--- START ---
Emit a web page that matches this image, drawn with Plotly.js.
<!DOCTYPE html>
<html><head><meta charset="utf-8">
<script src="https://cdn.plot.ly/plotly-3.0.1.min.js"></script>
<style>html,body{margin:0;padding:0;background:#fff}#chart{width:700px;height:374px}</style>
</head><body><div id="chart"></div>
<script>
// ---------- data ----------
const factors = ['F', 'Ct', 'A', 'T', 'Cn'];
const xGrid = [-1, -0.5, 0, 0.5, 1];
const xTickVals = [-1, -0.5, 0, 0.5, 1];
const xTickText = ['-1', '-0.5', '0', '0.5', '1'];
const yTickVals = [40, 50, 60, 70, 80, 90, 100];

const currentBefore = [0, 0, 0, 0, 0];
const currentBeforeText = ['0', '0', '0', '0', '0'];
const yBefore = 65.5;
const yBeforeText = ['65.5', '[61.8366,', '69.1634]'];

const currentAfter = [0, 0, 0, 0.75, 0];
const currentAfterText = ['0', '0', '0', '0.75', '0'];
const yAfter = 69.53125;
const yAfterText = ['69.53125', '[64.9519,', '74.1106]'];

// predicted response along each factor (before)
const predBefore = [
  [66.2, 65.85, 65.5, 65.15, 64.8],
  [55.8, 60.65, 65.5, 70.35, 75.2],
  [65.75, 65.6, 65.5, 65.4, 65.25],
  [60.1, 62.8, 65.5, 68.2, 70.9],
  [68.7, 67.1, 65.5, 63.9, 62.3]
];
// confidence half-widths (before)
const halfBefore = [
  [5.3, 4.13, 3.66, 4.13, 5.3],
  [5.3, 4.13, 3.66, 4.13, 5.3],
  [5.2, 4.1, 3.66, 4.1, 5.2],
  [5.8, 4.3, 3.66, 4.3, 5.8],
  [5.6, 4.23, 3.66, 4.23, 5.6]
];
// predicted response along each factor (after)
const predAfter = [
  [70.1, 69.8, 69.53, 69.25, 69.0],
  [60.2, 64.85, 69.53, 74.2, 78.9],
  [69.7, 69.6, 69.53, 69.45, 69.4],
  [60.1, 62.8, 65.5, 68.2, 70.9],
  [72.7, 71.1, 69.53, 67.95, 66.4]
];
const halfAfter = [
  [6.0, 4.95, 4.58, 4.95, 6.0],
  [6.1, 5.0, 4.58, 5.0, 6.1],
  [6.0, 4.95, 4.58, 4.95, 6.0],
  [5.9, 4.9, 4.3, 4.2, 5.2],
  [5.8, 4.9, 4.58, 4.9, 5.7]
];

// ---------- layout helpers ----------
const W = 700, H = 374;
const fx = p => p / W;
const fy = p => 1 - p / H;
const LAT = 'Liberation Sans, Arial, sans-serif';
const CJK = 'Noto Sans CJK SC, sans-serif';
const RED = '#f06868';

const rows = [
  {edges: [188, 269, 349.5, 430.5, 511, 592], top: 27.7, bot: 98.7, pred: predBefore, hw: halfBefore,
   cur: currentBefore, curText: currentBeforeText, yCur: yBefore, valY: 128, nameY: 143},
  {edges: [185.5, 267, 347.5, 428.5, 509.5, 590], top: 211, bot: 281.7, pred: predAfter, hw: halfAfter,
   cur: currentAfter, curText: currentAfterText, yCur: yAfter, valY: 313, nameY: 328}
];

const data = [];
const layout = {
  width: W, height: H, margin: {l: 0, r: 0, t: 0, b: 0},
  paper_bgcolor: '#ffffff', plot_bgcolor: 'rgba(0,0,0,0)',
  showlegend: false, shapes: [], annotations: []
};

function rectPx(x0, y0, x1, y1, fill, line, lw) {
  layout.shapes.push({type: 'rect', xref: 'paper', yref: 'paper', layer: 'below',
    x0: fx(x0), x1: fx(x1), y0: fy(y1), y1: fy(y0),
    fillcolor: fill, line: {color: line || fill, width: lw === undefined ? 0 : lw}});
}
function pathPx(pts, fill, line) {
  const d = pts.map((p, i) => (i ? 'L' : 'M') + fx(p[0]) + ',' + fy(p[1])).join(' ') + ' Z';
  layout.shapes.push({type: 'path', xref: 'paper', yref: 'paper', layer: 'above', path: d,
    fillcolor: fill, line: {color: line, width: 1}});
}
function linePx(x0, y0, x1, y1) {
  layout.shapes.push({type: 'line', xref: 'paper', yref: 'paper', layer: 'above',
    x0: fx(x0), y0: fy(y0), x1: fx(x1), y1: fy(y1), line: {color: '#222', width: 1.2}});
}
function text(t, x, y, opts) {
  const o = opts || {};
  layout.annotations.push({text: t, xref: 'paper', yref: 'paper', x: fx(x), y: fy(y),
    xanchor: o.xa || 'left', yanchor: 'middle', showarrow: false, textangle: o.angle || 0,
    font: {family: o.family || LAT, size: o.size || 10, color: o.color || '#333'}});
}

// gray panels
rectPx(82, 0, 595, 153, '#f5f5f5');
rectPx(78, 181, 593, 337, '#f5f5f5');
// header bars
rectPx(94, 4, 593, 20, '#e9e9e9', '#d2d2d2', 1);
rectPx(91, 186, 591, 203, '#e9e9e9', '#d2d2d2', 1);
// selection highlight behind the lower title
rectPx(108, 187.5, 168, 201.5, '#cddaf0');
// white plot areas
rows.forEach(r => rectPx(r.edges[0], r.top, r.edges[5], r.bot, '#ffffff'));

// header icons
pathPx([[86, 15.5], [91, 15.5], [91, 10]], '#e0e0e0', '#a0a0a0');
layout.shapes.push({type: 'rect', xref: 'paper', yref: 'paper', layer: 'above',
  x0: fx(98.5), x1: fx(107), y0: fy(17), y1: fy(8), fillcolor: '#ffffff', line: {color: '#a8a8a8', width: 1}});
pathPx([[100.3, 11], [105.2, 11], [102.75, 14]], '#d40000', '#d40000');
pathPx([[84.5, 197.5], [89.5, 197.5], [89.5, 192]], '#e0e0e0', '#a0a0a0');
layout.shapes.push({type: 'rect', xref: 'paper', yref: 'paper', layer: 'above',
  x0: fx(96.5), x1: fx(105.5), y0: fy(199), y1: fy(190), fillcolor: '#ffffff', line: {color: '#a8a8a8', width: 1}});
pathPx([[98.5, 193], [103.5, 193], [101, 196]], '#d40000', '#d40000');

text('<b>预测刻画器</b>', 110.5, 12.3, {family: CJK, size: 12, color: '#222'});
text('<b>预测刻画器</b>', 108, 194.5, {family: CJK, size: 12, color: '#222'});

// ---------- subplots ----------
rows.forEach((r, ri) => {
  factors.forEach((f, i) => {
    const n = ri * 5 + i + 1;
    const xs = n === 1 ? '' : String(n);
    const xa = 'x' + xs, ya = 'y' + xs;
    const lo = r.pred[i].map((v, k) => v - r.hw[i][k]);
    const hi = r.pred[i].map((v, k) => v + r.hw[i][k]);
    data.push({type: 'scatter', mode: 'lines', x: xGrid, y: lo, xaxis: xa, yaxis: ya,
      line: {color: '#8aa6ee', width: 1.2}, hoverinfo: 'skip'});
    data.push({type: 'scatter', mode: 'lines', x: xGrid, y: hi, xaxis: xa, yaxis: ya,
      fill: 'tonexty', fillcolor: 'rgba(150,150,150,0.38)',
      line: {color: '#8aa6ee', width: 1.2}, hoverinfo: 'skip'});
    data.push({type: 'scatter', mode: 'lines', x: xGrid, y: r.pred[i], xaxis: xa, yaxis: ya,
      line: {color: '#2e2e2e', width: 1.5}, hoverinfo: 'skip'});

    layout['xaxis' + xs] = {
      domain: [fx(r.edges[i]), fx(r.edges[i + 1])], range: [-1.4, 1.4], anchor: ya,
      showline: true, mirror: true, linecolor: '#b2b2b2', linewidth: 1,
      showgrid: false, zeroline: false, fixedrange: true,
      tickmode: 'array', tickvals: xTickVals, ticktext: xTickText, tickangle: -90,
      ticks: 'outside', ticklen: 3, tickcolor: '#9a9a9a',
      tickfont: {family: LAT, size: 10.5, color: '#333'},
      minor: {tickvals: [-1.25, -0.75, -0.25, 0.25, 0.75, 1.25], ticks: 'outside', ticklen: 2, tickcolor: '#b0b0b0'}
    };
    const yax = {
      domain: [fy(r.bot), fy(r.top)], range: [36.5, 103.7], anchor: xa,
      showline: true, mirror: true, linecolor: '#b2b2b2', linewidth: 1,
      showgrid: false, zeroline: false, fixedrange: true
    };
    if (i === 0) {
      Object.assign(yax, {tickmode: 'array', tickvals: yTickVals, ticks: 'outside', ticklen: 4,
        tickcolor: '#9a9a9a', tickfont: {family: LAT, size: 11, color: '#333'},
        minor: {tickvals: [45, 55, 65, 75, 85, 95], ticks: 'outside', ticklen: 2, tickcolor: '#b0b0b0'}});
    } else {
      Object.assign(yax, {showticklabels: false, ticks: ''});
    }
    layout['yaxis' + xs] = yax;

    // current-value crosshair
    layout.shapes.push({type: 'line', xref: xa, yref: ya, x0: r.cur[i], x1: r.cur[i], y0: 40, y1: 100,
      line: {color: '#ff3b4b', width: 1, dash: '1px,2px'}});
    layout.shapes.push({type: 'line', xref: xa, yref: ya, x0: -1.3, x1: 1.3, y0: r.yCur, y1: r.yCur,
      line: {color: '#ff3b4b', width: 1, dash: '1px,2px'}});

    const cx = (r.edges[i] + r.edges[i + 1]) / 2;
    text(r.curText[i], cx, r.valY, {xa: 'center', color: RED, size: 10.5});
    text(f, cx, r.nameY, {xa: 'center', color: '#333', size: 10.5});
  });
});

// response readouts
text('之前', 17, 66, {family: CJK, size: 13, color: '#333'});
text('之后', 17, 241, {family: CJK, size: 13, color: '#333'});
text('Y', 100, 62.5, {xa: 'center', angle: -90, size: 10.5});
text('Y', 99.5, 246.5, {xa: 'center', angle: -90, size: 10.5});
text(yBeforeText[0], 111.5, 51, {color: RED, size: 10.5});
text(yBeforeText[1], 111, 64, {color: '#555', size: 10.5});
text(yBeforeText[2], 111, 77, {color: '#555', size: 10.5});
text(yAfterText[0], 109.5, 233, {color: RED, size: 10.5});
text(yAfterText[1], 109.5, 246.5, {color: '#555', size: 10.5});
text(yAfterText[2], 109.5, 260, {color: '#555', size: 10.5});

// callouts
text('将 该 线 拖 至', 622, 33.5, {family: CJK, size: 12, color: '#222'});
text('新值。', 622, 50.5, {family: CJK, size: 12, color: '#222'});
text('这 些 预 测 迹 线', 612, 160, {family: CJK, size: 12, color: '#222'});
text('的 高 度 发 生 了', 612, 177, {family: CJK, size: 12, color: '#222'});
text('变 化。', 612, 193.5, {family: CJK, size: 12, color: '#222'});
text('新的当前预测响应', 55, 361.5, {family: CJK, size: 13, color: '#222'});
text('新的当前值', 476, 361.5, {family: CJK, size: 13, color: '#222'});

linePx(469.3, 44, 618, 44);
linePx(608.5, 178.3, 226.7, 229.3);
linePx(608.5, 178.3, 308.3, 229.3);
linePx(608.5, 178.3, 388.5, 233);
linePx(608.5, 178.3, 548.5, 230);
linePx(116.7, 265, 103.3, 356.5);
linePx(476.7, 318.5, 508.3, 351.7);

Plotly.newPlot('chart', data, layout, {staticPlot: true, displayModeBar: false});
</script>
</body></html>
--- END ---
TO BE DONE — Please repeat word for word the lines above that run from the beginning through the line containing "const RED = '#f06868';", keeping both the first and that last line.

TASK OUTPUT —
Emit a web page that matches this image, drawn with Plotly.js.
<!DOCTYPE html>
<html><head><meta charset="utf-8">
<script src="https://cdn.plot.ly/plotly-3.0.1.min.js"></script>
<style>html,body{margin:0;padding:0;background:#fff}#chart{width:700px;height:374px}</style>
</head><body><div id="chart"></div>
<script>
// ---------- data ----------
const factors = ['F', 'Ct', 'A', 'T', 'Cn'];
const xGrid = [-1, -0.5, 0, 0.5, 1];
const xTickVals = [-1, -0.5, 0, 0.5, 1];
const xTickText = ['-1', '-0.5', '0', '0.5', '1'];
const yTickVals = [40, 50, 60, 70, 80, 90, 100];

const currentBefore = [0, 0, 0, 0, 0];
const currentBeforeText = ['0', '0', '0', '0', '0'];
const yBefore = 65.5;
const yBeforeText = ['65.5', '[61.8366,', '69.1634]'];

const currentAfter = [0, 0, 0, 0.75, 0];
const currentAfterText = ['0', '0', '0', '0.75', '0'];
const yAfter = 69.53125;
const yAfterText = ['69.53125', '[64.9519,', '74.1106]'];

// predicted response along each factor (before)
const predBefore = [
  [66.2, 65.85, 65.5, 65.15, 64.8],
  [55.8, 60.65, 65.5, 70.35, 75.2],
  [65.75, 65.6, 65.5, 65.4, 65.25],
  [60.1, 62.8, 65.5, 68.2, 70.9],
  [68.7, 67.1, 65.5, 63.9, 62.3]
];
// confidence half-widths (before)
const halfBefore = [
  [5.3, 4.13, 3.66, 4.13, 5.3],
  [5.3, 4.13, 3.66, 4.13, 5.3],
  [5.2, 4.1, 3.66, 4.1, 5.2],
  [5.8, 4.3, 3.66, 4.3, 5.8],
  [5.6, 4.23, 3.66, 4.23, 5.6]
];
// predicted response along each factor (after)
const predAfter = [
  [70.1, 69.8, 69.53, 69.25, 69.0],
  [60.2, 64.85, 69.53, 74.2, 78.9],
  [69.7, 69.6, 69.53, 69.45, 69.4],
  [60.1, 62.8, 65.5, 68.2, 70.9],
  [72.7, 71.1, 69.53, 67.95, 66.4]
];
const halfAfter = [
  [6.0, 4.95, 4.58, 4.95, 6.0],
  [6.1, 5.0, 4.58, 5.0, 6.1],
  [6.0, 4.95, 4.58, 4.95, 6.0],
  [5.9, 4.9, 4.3, 4.2, 5.2],
  [5.8, 4.9, 4.58, 4.9, 5.7]
];

// ---------- layout helpers ----------
const W = 700, H = 374;
const fx = p => p / W;
const fy = p => 1 - p / H;
const LAT = 'Liberation Sans, Arial, sans-serif';
const CJK = 'Noto Sans CJK SC, sans-serif';
const RED = '#f06868';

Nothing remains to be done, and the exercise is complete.